Of course, when “We Are the World” came out on March 7, 1985, followed by Bob Geldof’s international Live Aid concerts in July ’85 (both of which, like the Geldof-organized Band Aid single “Do They Know It’s Christmas,” benefited African famine relief), it was a very different time. Media was more streamlined and centralized, and it was much easier to get a message out widely. Which is why American Idol, a show that has brought generations together since 2002, might be the perfect forum.
“Getting the world's attention, it's almost impossible now,” says Richie. “I'm telling you, unless there's just some catastrophic… I hate to say this, but 40 people dying of gunshots, that passes in a day now. We're just so desensitized. What’s it going to take? I loved it back then that we had ABC, NBC, CBS, and a brand-new station at that time called CNN. We had the world covered, and of course the BBC was on that side. We had it all covered. The problem now is while [disasters are] going on, everyone's looking at themselves on their own phones, because everybody is their star now. So it's very difficult to get the world’s attention.”
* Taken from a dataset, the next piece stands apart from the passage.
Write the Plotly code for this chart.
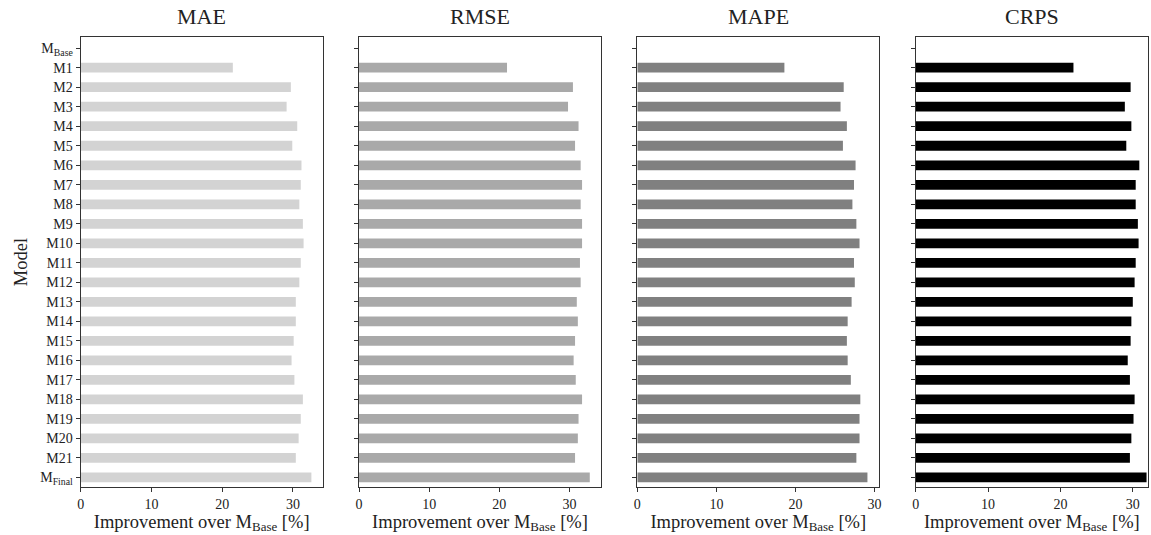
import plotly.graph_objects as go

models = ["M<sub>Base</sub>"] + [f"M{i}" for i in range(1, 22)] + ["M<sub>Final</sub>"]
metrics = ["MAE", "RMSE", "MAPE", "CRPS"]

mae = [0, 21.5, 29.7, 29.1, 30.6, 29.9, 31.2, 31.1, 30.9, 31.4, 31.5, 31.1,
       30.9, 30.4, 30.4, 30.1, 29.8, 30.2, 31.4, 31.1, 30.8, 30.4, 32.6]
rmse = [0, 21.1, 30.5, 29.8, 31.3, 30.8, 31.6, 31.8, 31.6, 31.8, 31.8, 31.5,
        31.6, 31.05, 31.2, 30.8, 30.6, 30.9, 31.8, 31.3, 31.2, 30.8, 32.9]
mape = [0, 18.6, 26.1, 25.7, 26.5, 26.0, 27.6, 27.4, 27.2, 27.7, 28.1, 27.4,
        27.5, 27.1, 26.6, 26.5, 26.6, 27.0, 28.2, 28.1, 28.1, 27.7, 29.1]
crps = [0, 21.8, 29.7, 28.9, 29.8, 29.1, 30.9, 30.4, 30.4, 30.7, 30.8, 30.4,
        30.25, 30.0, 29.8, 29.7, 29.3, 29.6, 30.25, 30.1, 29.8, 29.6, 31.9]

values = [mae, rmse, mape, crps]
colors = ["#d3d3d3", "#a9a9a9", "#808080", "#000000"]
x_ranges = [[0, 34.2], [0, 34.5], [0, 30.6], [0, 32.1]]

W, H = 1151, 535
px_domains = [(80.7, 322.7), (359, 601), (637.3, 879.3), (915.7, 1148)]
y_dom = [1 - 486.7 / H, 1 - 37.3 / H]

font_family = "Liberation Serif"
fig = go.Figure()
ypos = list(range(len(models)))

for i, (name, vals, col) in enumerate(zip(metrics, values, colors)):
    xa = "x" if i == 0 else f"x{i+1}"
    ya = "y" if i == 0 else f"y{i+1}"
    fig.add_trace(go.Bar(
        x=vals, y=ypos, orientation="h", marker=dict(color=col, line=dict(width=0)),
        xaxis=xa, yaxis=ya, showlegend=False, width=0.5,
    ))
    dom = [px_domains[i][0] / W, px_domains[i][1] / W]
    xkey = "xaxis" if i == 0 else f"xaxis{i+1}"
    ykey = "yaxis" if i == 0 else f"yaxis{i+1}"
    yax = dict(
        domain=y_dom, anchor=xa, range=[22.48, -0.56], automargin=False,
        tickvals=ypos, showticklabels=(i == 0),
        ticks="outside", ticklen=4, tickwidth=1, tickcolor="#333",
        showline=True, linecolor="#333", linewidth=1.2, mirror=True,
        showgrid=False, zeroline=False,
        tickfont=dict(family=font_family, size=14, color="#222"),
    )
    if i == 0:
        yax["ticktext"] = models
        yax["title"] = dict(text="Model",
                            font=dict(family=font_family, size=18.5, color="#222"),
                            standoff=7)
    fig.update_layout(**{
        xkey: dict(
            domain=dom, anchor=ya, range=x_ranges[i], automargin=False,
            tickvals=[0, 10, 20, 30], ticks="outside", ticklen=4, tickwidth=1,
            tickcolor="#333", showline=True, linecolor="#333", linewidth=1.2,
            mirror=True, showgrid=False, zeroline=False,
            tickfont=dict(family=font_family, size=14, color="#222"),
            title=dict(text="Improvement over M<sub>Base</sub> [%]",
                       font=dict(family=font_family, size=18.5, color="#222"),
                       standoff=2),
        ),
        ykey: yax,
    })
    fig.add_annotation(
        text=name, x=(dom[0] + dom[1]) / 2, y=1 - 16 / H, xref="paper", yref="paper",
        showarrow=False, font=dict(family=font_family, size=22, color="#222"),
        xanchor="center", yanchor="middle",
    )

fig.update_layout(
    width=W, height=H, margin=dict(l=0, r=0, t=0, b=0),
    plot_bgcolor="white", paper_bgcolor="white",
    bargap=0.5,
)

fig.write_html(
    "out.html",
    config={"displayModeBar": False},
    post_script="document.body.style.margin='0';document.body.style.overflow='hidden';",
)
“We Are the World” certainly got the world’s attention 35 years ago. However, Richie says even in January 1985, when he was organizing the USA for Africa recording session at Los Angeles’s A&M Studios (after his manager, Ken Kragen, and Harry Belafonte came to him with the concept), he had no idea what the response or turnout would be.
“None of us knew,” he insists. “I mean, sure, we knew it was going to be impactful. But remember now, it started out with just four of us: Michael [Jackson], Stevie [Wonder], Quincy [Jones], and myself. The buzz went out that ‘Michael and Stevie and Lionel are doing something, what's going on?’ And then the phone calls came in, and others wanted to be on this.
“Unbeknownst to me and Michael, we thought it was going to be the four of us. And then we came out they said, ‘Well, they got about 35 artists that want to be on this.’ Holy crap, now we have pressure! But the beauty of it is, we were all starting in our careers… we were the new kids on the block. And then, something amazing happened. Bob Dylan came on board. And then Ray Charles came on board. And then Willie Nelson, Paul Simon, Bruce Springsteen. And then we needed Dan Akroyd, just because it was the Ghostbusters moment, you know what I'm saying?” (Side note: Quincy Jones’s business partner and the associate producer/arranger of “We Are the World,” Thomas Bähler, told Yahoo Entertainment in 2015 that Akroyd earned his spot in the chorus. "Dan can sing," Bähler said. "I’ve worked with him before, and he sings beautifully.")
Eventually, 46 superstars signed on. “When we got Dylan, it was the real thing,” Richie says. “Then we realized, ‘We’re standing next to some of our heroes.’ Everything was in place because all of our egos [were in check].”
Famously, a sign that read “Check Your Egos at the Door” was posted at the studio’s entryway. As Jones told Yahoo Entertainment in 2015: “Those 46 singers came into the session with one thing on their minds: to try and make a difference. And they did. Every artist in the studio that night was at the peak of his or her career, but it was their collective star power that made ‘We Are the World’ a global event. If you’re not using your celebrity as a currency to bring attention to things that matter, what good is it, really? ‘We Are the World’ still stands as the most successful and unified outreach in the history of music.”
The significance of what Richie, Jackson, Jones, and their peers had achieved didn’t truly sink in until the single came out a little over a month later. “That evening was one of the most memorable parts of it, because no one really knew where this was going to go. And I remember I got the phone call and Michael said, ‘You're not going to believe this! Turn on the television!’” Richie recalls with a huge smile. “And they showed that in the streets of Tokyo, people were singing it. In the streets of Paris, they were singing it. In the streets of London, New York. And I kept thinking, ‘What did we just do?’ And Michael said, ‘Lionel, we did the world.’”
“We Are the World” becoming the fastest-selling American pop single in history, and the first single to be certified multi-platinum. It later won four Grammy Awards (including Record and Song of the Year) and Song of the Year at the American Music Awards, and it raised more than $63 million (the equivalent to $147 million today). But despite all that success, Richie realizes now that — as well-intentioned and awareness-raising as projects like Band Aid, Live Aid, and USA for Africa were — none of them offered a quick or easy solution. But maybe that’s why it’s time to bring back the song (which was re-recorded 10 years ago by a new cast of all-stars, including Idol alum Jennifer Hudson and then-judge Randy Jackson, for Haitian earthquake relief), this time via American Idol.
“[In 1985], in our naivete, we thought we had solved the world's hunger problem. And of course, the irony of all that is everybody goes back to sleep again,” Richie laments. “And it just becomes harder and harder to get the world to understand. But we are exactly what's happening in the world. We have to be able to help people survive.”